■ **INSTRUCTION**
Retype the lines from the first one in the records down to the line containing "const secondaryMax = 700;", counting both, and leave out any pictures.

Charts and diagrams as code

++++++++++

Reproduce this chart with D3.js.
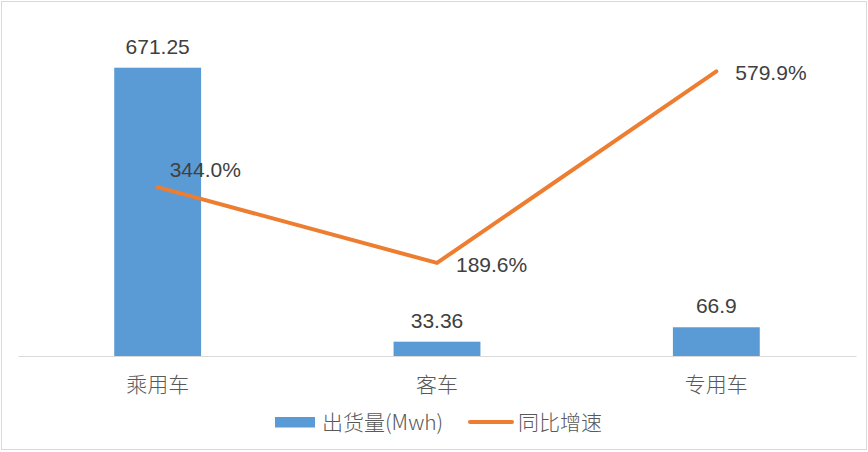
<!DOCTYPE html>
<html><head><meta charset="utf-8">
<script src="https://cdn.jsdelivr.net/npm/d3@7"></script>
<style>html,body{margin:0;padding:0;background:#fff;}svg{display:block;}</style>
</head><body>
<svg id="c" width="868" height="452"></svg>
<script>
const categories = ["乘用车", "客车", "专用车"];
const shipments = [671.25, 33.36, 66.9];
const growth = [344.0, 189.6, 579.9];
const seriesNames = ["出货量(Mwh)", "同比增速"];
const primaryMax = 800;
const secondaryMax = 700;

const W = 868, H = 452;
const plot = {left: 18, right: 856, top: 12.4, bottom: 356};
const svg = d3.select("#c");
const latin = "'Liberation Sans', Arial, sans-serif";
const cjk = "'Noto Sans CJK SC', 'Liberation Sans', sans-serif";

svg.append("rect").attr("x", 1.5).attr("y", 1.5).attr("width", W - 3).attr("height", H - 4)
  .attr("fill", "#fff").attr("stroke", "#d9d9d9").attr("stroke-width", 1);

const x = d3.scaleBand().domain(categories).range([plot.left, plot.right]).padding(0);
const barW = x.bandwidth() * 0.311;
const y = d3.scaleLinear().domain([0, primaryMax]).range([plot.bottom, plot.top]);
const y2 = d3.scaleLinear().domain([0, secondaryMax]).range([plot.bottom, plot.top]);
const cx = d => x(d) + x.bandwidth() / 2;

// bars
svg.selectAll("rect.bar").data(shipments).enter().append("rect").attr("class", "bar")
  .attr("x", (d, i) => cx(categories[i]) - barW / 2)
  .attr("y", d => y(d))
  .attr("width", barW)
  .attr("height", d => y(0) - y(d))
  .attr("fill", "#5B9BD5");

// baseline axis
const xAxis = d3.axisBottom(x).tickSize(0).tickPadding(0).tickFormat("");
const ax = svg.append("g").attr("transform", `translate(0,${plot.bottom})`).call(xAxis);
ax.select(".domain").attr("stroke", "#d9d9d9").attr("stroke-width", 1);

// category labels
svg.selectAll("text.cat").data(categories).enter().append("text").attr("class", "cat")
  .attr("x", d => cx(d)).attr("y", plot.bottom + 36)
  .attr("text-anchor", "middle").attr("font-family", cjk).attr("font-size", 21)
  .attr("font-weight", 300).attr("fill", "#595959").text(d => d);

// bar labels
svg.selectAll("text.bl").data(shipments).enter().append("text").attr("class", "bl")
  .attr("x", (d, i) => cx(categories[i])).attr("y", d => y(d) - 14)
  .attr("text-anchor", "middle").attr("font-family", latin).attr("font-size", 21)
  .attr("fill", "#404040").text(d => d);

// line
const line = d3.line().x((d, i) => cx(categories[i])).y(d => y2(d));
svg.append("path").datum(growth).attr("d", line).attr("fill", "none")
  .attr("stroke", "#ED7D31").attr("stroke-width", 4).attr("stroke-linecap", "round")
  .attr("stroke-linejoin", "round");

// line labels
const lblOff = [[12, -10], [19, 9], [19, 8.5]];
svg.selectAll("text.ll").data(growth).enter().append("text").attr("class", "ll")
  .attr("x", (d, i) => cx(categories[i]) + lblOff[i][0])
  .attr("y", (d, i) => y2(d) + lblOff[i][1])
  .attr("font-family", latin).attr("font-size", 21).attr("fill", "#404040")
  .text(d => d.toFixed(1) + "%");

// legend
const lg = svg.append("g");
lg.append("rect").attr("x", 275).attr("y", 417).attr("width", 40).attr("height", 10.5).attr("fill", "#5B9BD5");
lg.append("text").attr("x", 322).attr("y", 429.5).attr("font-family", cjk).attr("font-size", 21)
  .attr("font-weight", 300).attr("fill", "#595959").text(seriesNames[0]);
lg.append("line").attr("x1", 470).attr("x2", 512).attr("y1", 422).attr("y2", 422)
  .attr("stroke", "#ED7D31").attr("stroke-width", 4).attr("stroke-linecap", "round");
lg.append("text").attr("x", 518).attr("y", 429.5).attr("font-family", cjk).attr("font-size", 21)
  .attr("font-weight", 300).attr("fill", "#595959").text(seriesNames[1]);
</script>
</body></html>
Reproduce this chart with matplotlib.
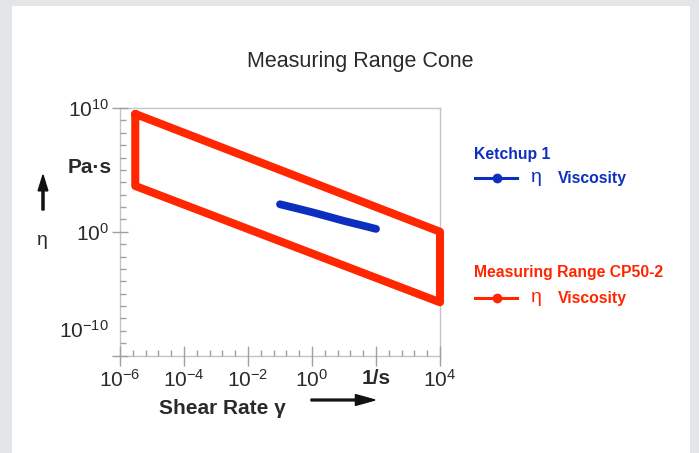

++++++++++

■ **EXERCISE OUTPUT**
Reproduce this chart with D3.js.
<!DOCTYPE html>
<html><head><meta charset="utf-8">
<script src="https://cdn.jsdelivr.net/npm/d3@7"></script>
<style>html,body{margin:0;padding:0;background:#fff;}svg{display:block;}</style>
</head><body>
<svg id="c" width="868" height="452"></svg>
<script>
const categories = ["乘用车", "客车", "专用车"];
const shipments = [671.25, 33.36, 66.9];
const growth = [344.0, 189.6, 579.9];
const seriesNames = ["出货量(Mwh)", "同比增速"];
const primaryMax = 800;
const secondaryMax = 700;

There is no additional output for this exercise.